El conde de Montecristo es una novela llena de recursos del oficio, de diálogos y descripciones forzadamente largos –Dumas cobraba a tanto la línea– , de estilo tosco y descuidado, adjetivos superfluos, divagaciones y desvergonzadas metáforas profesionales. Además, a menudo roza el cuento de hadas: la fuga de Dantés en el saco del muerto, los bandidos que leen a Plutarco, los disfraces, el tesoro, las sospechosas veleidades del azar que tanto ayudan a Dantés en su venganza. El lector se adentra en ello con la conciencia de que todo es un artificio lleno de trucos y trampas, y sin embargo, a su pesar, termina prendido en la trama, pasando las páginas febril, deseando incluso, víctima agradecida del mismo artificio, encontrar en el libro precisamente todos los lugares comunes, todos esos estereotipos melodramáticos que su sentido crítico rechaza, pero que su instinto de lector, la admiración por el talento de Dumas, por la extraordinaria estructura narrativa que se despliega ante sus ojos, termina haciéndole, incluso, desear. Y cuando Villefort da un paso atrás con ojos extraviados y el espanto en la frente, o Montecristo palidece de forma terrible y murmura: “¡Fatalidad!”, o cuando Fernando se arrastra con suspiros que nada tienen de humano y rechinándole los dientes antes de pegarse un tiro, el lector detiene un momento la lectura, paladea el sabor perfecto y deliciosamente folletinesco de todo aquello y lamenta que sólo queden cincuenta páginas hasta el “¡Confiar y esperar!” que precede a la palabra “Fin”.

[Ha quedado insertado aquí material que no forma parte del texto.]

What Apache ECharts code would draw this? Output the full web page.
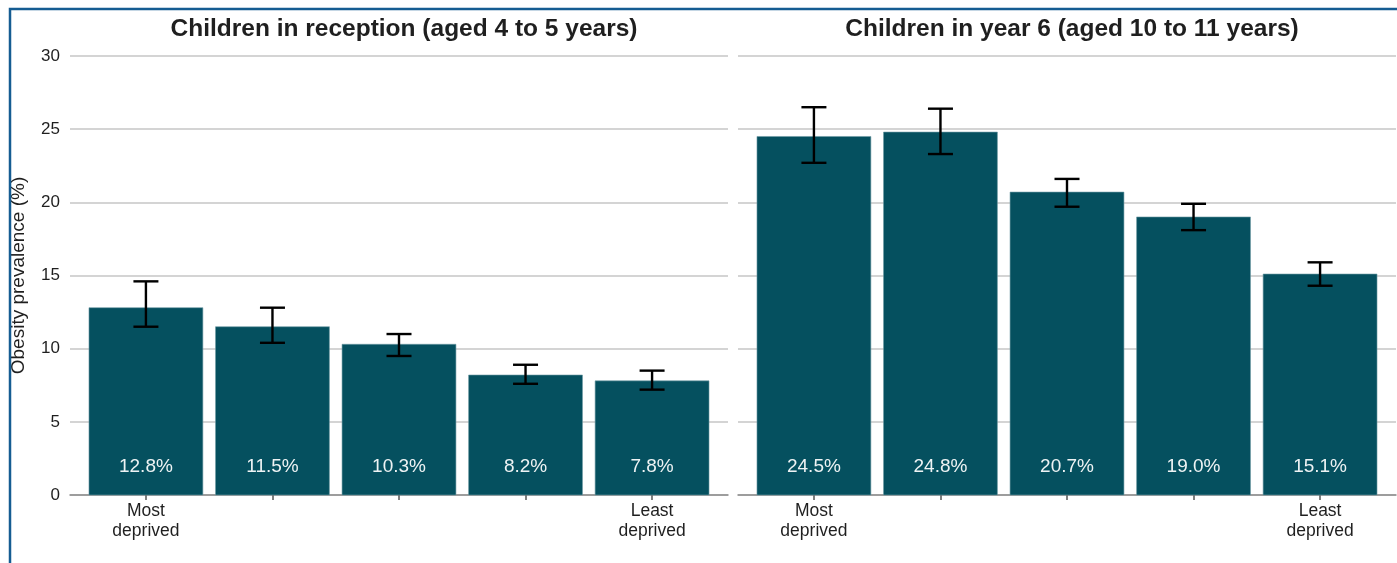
<!DOCTYPE html>
<html>
<head>
<meta charset="utf-8">
<title>Obesity prevalence by deprivation</title>
<script src="https://cdn.jsdelivr.net/npm/echarts@6/dist/echarts.min.js"></script>
<style>
  html, body { margin: 0; padding: 0; background: #ffffff; }
  #chart { width: 1397px; height: 563px; }
</style>
</head>
<body>
<div id="chart"></div>
<script>
// Deprivation quintiles, most deprived (1) to least deprived (5)
const quintiles = [1, 2, 3, 4, 5];
const quintileLabels = { 1: 'Most\ndeprived', 5: 'Least\ndeprived' };

// Reception (aged 4 to 5): prevalence and 95% confidence limits
const receptionValues = [12.8, 11.5, 10.3, 8.2, 7.8];
const receptionLower  = [11.5, 10.4, 9.5, 7.6, 7.2];
const receptionUpper  = [14.6, 12.8, 11.0, 8.9, 8.5];

// Year 6 (aged 10 to 11): prevalence and 95% confidence limits
const year6Values = [24.5, 24.8, 20.7, 19.0, 15.1];
const year6Lower  = [22.7, 23.3, 19.7, 18.1, 14.3];
const year6Upper  = [26.5, 26.4, 21.6, 19.9, 15.9];

const yTicks = [0, 5, 10, 15, 20, 25, 30];

const panelTitles = [
  'Children in reception (aged 4 to 5 years)',
  'Children in year 6 (aged 10 to 11 years)'
];

const FONT = '"Liberation Sans", Arial, Helvetica, sans-serif';
const BAR_COLOR = '#05505f';
const TEXT_COLOR = '#1f1f1f';

function rows(values, lower, upper) {
  return quintiles.map((q, i) => [q, values[i], lower[i], upper[i]]);
}

// Bar, confidence-interval whisker and in-bar percentage label
function renderBar(params, api) {
  const x = api.value(0);
  const v = api.value(1);
  const lo = api.value(2);
  const hi = api.value(3);
  const base = api.coord([x, 0]);
  const top = api.coord([x, v]);
  const pLo = api.coord([x, lo]);
  const pHi = api.coord([x, hi]);
  const bandW = api.size([0.9, 0])[0];
  const capW = 25;
  const line = { stroke: '#000000', lineWidth: 2.4 };
  return {
    type: 'group',
    children: [
      {
        type: 'rect',
        shape: { x: base[0] - bandW / 2, y: top[1], width: bandW, height: base[1] - top[1] },
        style: { fill: BAR_COLOR, stroke: '#6f9aa5', lineWidth: 0.6 }
      },
      {
        type: 'line',
        shape: { x1: pLo[0], y1: pLo[1], x2: pHi[0], y2: pHi[1] },
        style: line
      },
      {
        type: 'line',
        shape: { x1: pHi[0] - capW / 2, y1: pHi[1], x2: pHi[0] + capW / 2, y2: pHi[1] },
        style: line
      },
      {
        type: 'line',
        shape: { x1: pLo[0] - capW / 2, y1: pLo[1], x2: pLo[0] + capW / 2, y2: pLo[1] },
        style: line
      },
      {
        type: 'text',
        style: {
          x: base[0], y: base[1] - 28,
          text: v.toFixed(1) + '%',
          fill: '#eef3f4',
          font: '19px ' + FONT,
          align: 'center', verticalAlign: 'middle'
        }
      }
    ]
  };
}

function xAxisFor(gridIndex) {
  return {
    type: 'value',
    gridIndex: gridIndex,
    min: 0.4,
    max: 5.6,
    splitLine: { show: false },
    axisLine: { show: true, lineStyle: { color: '#8a8a8a', width: 1.5 } },
    axisTick: {
      show: true, customValues: quintiles, length: 5,
      lineStyle: { color: '#555555', width: 1.5 }
    },
    axisLabel: {
      customValues: [1, 5],
      formatter: (val) => quintileLabels[val] || '',
      color: TEXT_COLOR, fontFamily: FONT, fontSize: 17.5, lineHeight: 20, margin: 6
    }
  };
}

function yAxisFor(gridIndex, showLabels) {
  return {
    type: 'value',
    gridIndex: gridIndex,
    min: yTicks[0],
    max: yTicks[yTicks.length - 1],
    interval: 5,
    name: showLabels ? 'Obesity prevalence (%)' : '',
    nameLocation: 'middle',
    nameRotate: 90,
    nameGap: 42,
    nameTextStyle: { color: TEXT_COLOR, fontFamily: FONT, fontSize: 19 },
    axisLine: { show: false },
    axisTick: { show: false },
    axisLabel: {
      show: showLabels, color: TEXT_COLOR, fontFamily: FONT, fontSize: 17, margin: 10
    },
    splitLine: { show: true, lineStyle: { color: '#c6c6c6', width: 1.5 } }
  };
}

const chart = echarts.init(document.getElementById('chart'), null, { renderer: 'canvas' });

chart.setOption({
  animation: false,
  backgroundColor: '#ffffff',
  title: [
    {
      text: panelTitles[0], left: 399, top: 12, textAlign: 'center',
      textStyle: { fontFamily: FONT, fontSize: 24.5, fontWeight: 'bold', color: TEXT_COLOR }
    },
    {
      text: panelTitles[1], left: 1067, top: 12, textAlign: 'center',
      textStyle: { fontFamily: FONT, fontSize: 24.5, fontWeight: 'bold', color: TEXT_COLOR }
    }
  ],
  grid: [
    { left: 70, right: 669, top: 56, bottom: 68 },
    { left: 738, right: 1, top: 56, bottom: 68 }
  ],
  xAxis: [xAxisFor(0), xAxisFor(1)],
  yAxis: [yAxisFor(0, true), yAxisFor(1, false)],
  series: [
    {
      type: 'custom', xAxisIndex: 0, yAxisIndex: 0,
      renderItem: renderBar,
      encode: { x: 0, y: [1, 2, 3] },
      data: rows(receptionValues, receptionLower, receptionUpper)
    },
    {
      type: 'custom', xAxisIndex: 1, yAxisIndex: 1,
      renderItem: renderBar,
      encode: { x: 0, y: [1, 2, 3] },
      data: rows(year6Values, year6Lower, year6Upper)
    }
  ],
  graphic: [
    // frame along the top and left edges
    {
      type: 'polyline', silent: true, z: 100,
      shape: { points: [[10, 563], [10, 9], [1397, 9]] },
      style: { stroke: '#155c92', lineWidth: 2.5, fill: null }
    }
  ]
});
</script>
</body>
</html>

Creo recordar que Umberto Eco se preguntaba si hubiésemos amado igual esta novela en el caso de no haberla leído por primera vez –o las primeras veces– en sus arcaicas y ampulosas traducciones decimonónicas. Y es que hay otras novelas mucho mejor escritas, por supuesto. Pero, comparadas con el Montecristo, sólo son simples obras de arte.

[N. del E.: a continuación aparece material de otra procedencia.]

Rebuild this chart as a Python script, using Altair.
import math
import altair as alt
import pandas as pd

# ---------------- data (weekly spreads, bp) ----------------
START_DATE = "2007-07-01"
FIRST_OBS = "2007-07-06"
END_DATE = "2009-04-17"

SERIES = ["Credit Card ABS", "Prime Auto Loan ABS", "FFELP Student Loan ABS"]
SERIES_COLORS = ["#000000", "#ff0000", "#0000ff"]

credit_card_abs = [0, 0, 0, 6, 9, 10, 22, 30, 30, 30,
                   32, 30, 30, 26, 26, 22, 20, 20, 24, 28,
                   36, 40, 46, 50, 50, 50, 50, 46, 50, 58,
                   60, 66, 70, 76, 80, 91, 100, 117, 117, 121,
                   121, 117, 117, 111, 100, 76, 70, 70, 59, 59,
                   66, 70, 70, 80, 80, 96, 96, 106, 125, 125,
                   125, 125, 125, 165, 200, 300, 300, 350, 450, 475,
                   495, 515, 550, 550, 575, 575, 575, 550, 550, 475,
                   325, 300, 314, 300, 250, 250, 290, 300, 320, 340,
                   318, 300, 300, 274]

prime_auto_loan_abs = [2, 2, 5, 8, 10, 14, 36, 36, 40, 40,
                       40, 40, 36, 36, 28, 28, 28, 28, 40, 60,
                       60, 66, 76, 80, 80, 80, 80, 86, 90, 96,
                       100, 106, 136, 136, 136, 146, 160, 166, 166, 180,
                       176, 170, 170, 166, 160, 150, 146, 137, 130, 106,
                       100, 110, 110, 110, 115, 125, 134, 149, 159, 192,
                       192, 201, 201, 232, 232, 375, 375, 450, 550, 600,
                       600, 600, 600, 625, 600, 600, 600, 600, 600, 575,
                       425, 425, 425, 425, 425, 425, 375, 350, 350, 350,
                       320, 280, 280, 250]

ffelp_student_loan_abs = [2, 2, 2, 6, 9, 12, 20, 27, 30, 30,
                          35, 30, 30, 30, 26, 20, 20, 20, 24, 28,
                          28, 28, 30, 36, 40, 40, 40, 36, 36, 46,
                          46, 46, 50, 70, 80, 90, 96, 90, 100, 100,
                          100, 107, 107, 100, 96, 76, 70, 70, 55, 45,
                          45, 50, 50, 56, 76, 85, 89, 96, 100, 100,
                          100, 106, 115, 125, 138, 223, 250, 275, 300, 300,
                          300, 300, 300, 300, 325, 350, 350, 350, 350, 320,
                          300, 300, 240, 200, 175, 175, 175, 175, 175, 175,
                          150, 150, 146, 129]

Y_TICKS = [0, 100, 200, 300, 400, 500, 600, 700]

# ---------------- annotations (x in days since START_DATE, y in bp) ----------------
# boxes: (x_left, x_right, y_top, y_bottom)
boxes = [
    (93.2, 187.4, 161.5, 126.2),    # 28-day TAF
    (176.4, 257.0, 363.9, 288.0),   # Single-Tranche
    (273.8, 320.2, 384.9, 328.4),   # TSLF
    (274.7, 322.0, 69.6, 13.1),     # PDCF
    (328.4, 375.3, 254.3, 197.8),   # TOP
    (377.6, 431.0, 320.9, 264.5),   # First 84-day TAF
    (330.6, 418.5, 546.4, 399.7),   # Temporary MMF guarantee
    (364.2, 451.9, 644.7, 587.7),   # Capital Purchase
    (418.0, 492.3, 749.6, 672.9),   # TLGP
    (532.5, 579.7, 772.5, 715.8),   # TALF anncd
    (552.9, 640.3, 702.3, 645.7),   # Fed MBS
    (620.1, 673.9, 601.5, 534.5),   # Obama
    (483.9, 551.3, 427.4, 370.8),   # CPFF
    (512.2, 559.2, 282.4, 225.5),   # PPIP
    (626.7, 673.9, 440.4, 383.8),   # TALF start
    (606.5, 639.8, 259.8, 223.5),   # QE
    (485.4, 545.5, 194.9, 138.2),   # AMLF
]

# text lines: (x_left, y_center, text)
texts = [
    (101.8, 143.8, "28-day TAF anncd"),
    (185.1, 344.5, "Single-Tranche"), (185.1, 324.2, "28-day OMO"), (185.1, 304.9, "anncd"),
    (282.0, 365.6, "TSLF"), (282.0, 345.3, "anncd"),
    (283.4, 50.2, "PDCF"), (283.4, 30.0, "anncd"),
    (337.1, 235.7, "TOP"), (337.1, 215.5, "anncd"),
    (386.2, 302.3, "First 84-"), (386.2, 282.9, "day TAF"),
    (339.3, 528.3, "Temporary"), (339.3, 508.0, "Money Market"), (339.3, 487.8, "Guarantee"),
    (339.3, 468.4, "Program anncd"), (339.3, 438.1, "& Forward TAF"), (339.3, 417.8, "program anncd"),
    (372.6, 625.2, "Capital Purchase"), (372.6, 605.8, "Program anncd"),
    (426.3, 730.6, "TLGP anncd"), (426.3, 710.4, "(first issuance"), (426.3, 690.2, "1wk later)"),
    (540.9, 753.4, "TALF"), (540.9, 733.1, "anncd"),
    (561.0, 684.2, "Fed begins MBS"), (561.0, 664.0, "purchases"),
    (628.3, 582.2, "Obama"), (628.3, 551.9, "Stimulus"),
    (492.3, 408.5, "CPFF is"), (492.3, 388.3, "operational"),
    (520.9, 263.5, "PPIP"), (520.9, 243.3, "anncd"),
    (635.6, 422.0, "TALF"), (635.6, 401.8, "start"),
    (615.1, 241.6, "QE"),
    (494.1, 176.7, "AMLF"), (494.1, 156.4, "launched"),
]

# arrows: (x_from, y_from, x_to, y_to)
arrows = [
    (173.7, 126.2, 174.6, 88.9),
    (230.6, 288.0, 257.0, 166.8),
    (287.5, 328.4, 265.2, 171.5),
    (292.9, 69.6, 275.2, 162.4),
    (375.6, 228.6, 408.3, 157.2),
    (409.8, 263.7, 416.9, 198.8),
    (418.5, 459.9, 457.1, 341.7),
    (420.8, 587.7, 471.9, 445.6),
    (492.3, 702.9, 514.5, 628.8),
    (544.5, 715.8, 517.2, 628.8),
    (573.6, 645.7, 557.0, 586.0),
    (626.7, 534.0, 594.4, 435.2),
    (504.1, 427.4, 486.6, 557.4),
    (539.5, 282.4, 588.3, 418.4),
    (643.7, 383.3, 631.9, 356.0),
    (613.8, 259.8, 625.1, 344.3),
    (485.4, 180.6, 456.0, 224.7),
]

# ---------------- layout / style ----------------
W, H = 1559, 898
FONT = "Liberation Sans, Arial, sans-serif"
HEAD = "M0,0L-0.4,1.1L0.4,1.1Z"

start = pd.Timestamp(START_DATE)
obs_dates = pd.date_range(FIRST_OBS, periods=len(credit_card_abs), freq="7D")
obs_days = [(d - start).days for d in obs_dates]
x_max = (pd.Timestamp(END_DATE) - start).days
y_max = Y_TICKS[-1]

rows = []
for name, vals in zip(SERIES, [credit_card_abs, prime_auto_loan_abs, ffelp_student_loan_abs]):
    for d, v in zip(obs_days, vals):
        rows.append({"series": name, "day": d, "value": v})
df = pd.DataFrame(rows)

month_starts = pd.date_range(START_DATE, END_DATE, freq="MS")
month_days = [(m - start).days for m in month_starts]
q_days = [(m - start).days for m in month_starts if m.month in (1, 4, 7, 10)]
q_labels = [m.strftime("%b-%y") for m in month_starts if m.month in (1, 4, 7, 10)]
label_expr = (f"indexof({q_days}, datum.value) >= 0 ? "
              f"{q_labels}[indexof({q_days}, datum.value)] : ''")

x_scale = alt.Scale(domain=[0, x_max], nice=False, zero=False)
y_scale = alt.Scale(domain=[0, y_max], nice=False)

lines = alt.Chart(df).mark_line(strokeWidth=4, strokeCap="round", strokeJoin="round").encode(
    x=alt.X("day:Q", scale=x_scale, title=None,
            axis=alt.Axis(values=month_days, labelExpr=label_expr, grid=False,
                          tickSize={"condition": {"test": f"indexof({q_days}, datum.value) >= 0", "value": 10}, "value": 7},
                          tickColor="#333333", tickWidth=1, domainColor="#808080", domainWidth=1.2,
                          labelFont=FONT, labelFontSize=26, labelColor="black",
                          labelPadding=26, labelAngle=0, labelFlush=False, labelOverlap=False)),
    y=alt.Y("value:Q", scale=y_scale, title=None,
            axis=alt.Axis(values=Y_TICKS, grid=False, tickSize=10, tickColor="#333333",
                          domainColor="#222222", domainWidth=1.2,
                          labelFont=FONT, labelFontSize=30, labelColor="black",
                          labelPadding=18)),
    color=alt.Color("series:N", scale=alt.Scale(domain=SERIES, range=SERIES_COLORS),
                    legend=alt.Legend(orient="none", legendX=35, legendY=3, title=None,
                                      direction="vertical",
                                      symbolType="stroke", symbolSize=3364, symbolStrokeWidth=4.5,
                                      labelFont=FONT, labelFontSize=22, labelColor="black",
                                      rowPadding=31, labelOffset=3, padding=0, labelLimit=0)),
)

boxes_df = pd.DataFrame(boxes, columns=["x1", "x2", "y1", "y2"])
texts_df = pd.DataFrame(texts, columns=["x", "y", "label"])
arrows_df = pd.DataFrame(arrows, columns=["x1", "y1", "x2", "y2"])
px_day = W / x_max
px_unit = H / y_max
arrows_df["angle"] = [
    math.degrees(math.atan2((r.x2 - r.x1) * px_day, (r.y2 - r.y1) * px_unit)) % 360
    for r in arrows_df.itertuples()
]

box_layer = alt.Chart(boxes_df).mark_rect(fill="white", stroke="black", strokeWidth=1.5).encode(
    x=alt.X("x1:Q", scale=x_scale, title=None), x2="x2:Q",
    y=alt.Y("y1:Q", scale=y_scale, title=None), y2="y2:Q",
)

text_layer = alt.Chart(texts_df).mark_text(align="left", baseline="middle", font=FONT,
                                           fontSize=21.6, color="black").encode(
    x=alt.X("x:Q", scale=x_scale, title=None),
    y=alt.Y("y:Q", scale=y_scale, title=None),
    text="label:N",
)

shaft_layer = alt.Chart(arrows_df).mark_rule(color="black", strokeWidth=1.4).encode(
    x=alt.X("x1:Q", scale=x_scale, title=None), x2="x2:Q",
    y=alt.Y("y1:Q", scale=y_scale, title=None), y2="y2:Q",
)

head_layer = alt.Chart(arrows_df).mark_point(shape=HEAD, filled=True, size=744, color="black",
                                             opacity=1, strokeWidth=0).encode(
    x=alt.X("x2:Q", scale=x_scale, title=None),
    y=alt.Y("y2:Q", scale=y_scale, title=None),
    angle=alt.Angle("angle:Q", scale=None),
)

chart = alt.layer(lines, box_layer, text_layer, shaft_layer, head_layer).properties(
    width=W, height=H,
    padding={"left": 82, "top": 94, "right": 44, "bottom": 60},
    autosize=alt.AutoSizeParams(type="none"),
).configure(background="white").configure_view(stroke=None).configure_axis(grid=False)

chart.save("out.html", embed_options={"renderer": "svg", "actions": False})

Además, Edmundo Dantés somos todos. Su drama, su desdicha, su fortuna y su venganza conectan perfectamente con la condición humana de este fin de siglo. Prestemos atención con ojos de lectores de 1992 a los resortes argumentales de la novela: una inocencia, la del joven marino Edmundo Dantés, recién desembarcado del Faraón y a punto de casarse con su novia Mercedes, se ve traicionado por aquellos en quienes confía. Dantés es encarcelado por la envidia (Danglars), la lujuria (Fernando), la cobardía (Caderousse) y la ambición política (Villefort).

Por un golpe de suerte, merced a su amigo el abate Faria, Dantés escapa y logra un tesoro, una fortuna incalculable, que le permite planear y ejecutar la minuciosa estrategia de su venganza. O, dicho de otro modo, sólo el dinero, la inmensa fortuna escondida en la isla de Montecristo, transforma al paria Dantés en el elegante e implacable conde que ejecuta, en la tierra, los designios de la terrible Providencia divina. Y es ahí donde desfila, a sus pies y ante los ojos del lector, la sociedad francesa de la Restauración, los Cien Días y la monarquía de Luis Felipe, tan hipócritas y corruptas en aquel siglo como en este: con sus banqueros, sus dandies, sus altos magistrados con un cadáver enterrado en el jardín, sus políticos venales, su parlamento, sus sobornos, los banquetes, las fiestas mundanas, las letras de cambio, las aristocráticas damas de virtud fácil, los mediocres poderosos, los canallas encumbrados, los advenedizos arrogantes, los analfabetos convertidos, merced a la política o al dinero, en árbitros de la moda, la moral, la elegancia y la cultura. Y el lector, que a las veinte páginas no sólo comprende a Dantés, no sólo se identifica con Dantés, sino que es Dantés, participa, personal e íntimamente, en la deliciosa revancha que por mano interpuesta, la del conde de Montecristo, Dios o quizá la simple y objetiva Justicia, tan huérfana y desvalida ayer como hoy, se desencadena contra la ambición arribista, la envidia pasional y las tiranías sociales. Una venganza –y ahí está el detalle espléndido del asunto– llevada a cabo con las mismas armas de los enemigos: el poder del dinero. Un dinero que se vuelve, gracias al genio del abate Faria y a la Providencia, terrible arma arrojadiza contra ese mismo poder. Y el lector, incluso el escéptico y resabiado en la era de la televisión y la informática, aplaude el prodigio como hacía antes el público en el gallinero de los teatros y en los cines de barrio, cuando silbaba a los traidores y aclamaba a los caballeros sin miedo y sin tacha. Silbidos y aclamaciones que, para nuestra desgracia, ya no suenan en ninguna parte, convertidos en patrimonio exclusivo de los inocentes y de los niños.

Por eso Edmundo Dantés sigue vivo. La grandeza de El conde de Montecristo reside en que su venganza, la única posible en aquél y en este mundo de tahúres y sinvergüenzas, también es la nuestra. Esperar y confiar. Y que Dios, además de las justas repúblicas que dan asilo a un hombre, además de las islas lejanas a donde nunca llegan órdenes de captura, bendiga también al viejo Dumas. Amén.